Editing MSS of Pliny the Elder


Commentarii de Pilinio

A brief work log updated every few days. Obnoxious Caesar allusions aplenty.

July 19th, 2018 With Caesar having crossed the Rhine, nearly all of A&G have been parsed. There are several exceptions, since several classes of nouns and verbs need to be added to Tabulae. In addition, Michael has parsed the first twenty sections of Pliny (with the exceptions to the yet to be added classes).

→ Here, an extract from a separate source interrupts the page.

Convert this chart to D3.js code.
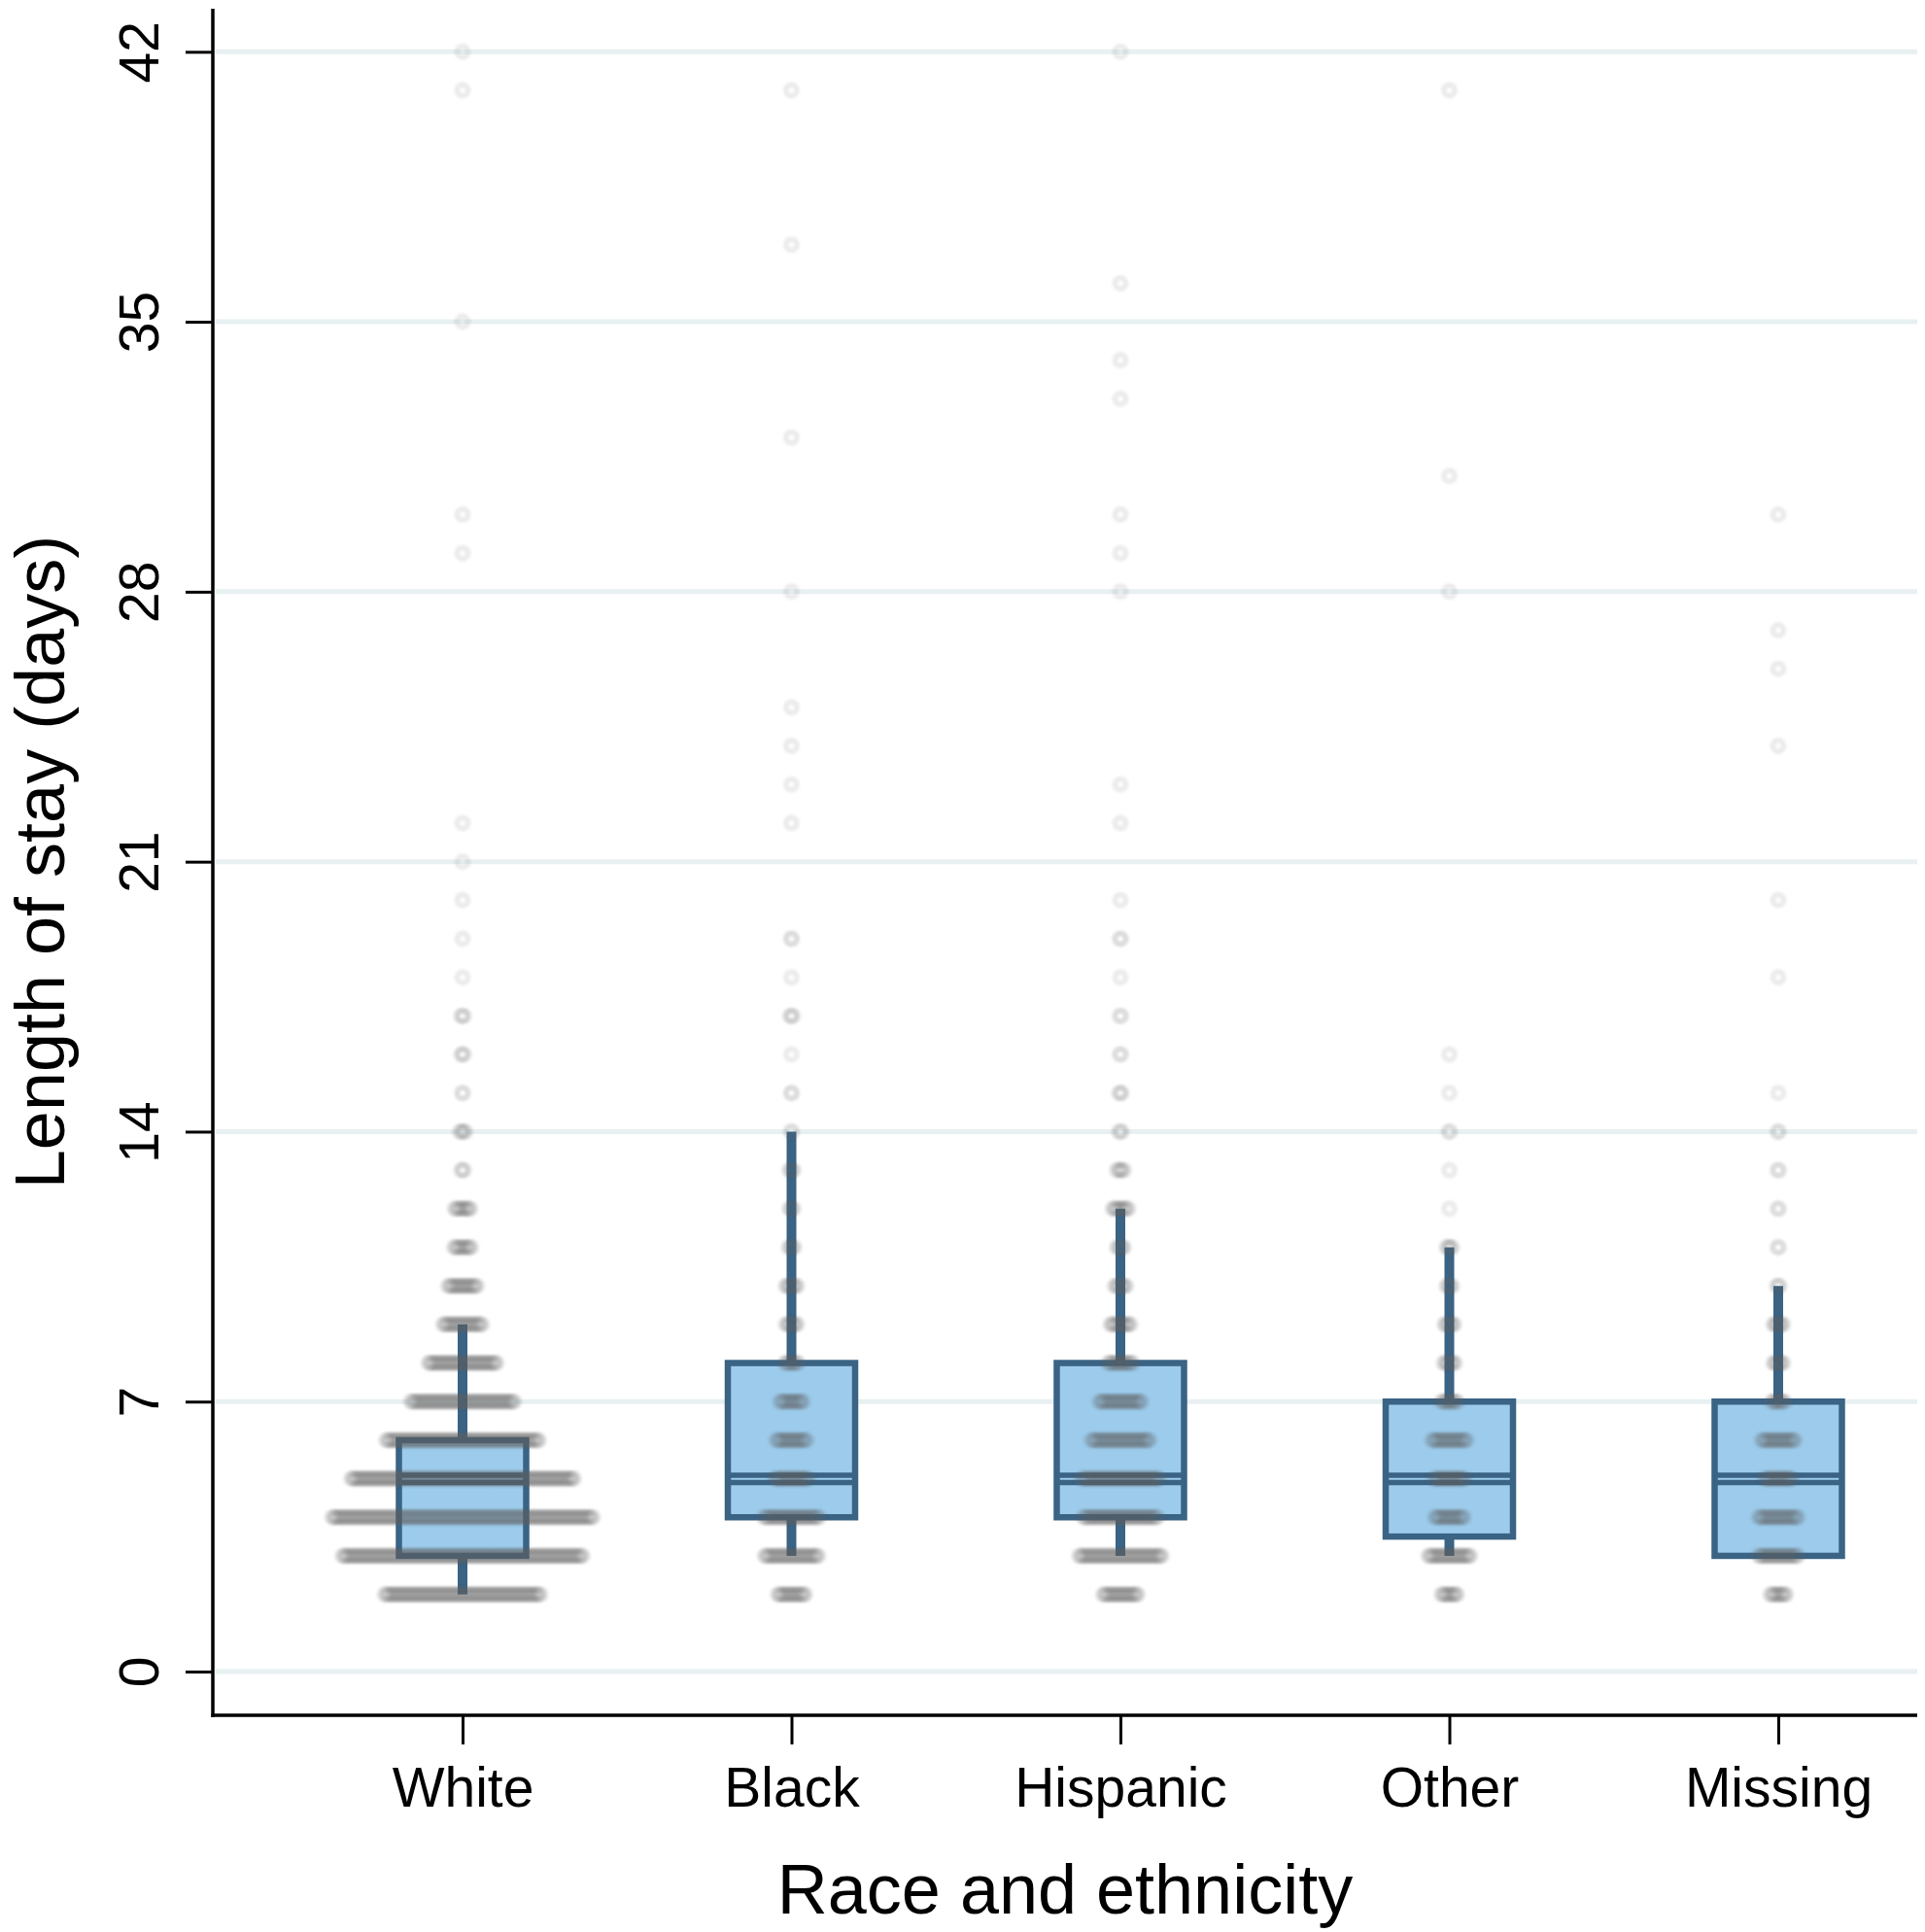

Also, Richard has been looking into various citations schemes of Pliny with the help of Prof. Perry and has uncovered a third citation system that we were hitherto unaware of. It appears to stem from Johannes de Spira’s first printed edition of the Natrual Histories. Richard is unsure if this citation scheme has a basis in any of the manuscripts. Prof. Perry also has discovered that the so-called “arabic numeral scheme” (the actual citation scheme we use in our edition) was created by Karl Julius Sillig in his edition of Pliny.

In looking at these citation schemes, Richard has also discovered that a symbol that looked like a “7” over a period was actually a form of punctuation, rather than an indication of a section ending (which is what we previously thought). He is altering the editorial standards to account for this.

July 6th, 2018

With the Avernii being subdued, Richard and Michael at the end of the week were able to parse at least one word from every part of speech currently supported by Tabulae in the Allen and Greenough repository. Many, but not all of these rules have found there way into the parser for Pliny.

In addition they compiled a list of the all the vocabulary in the first section of Pliny. From this list, they intend to parse each word and have at least one full chunk of Pliny completely parsed. The resulting workflow would essentially be bouncing back between parsing Pliny and A&G, and cherrypicking rules in A&G needed for Pliny.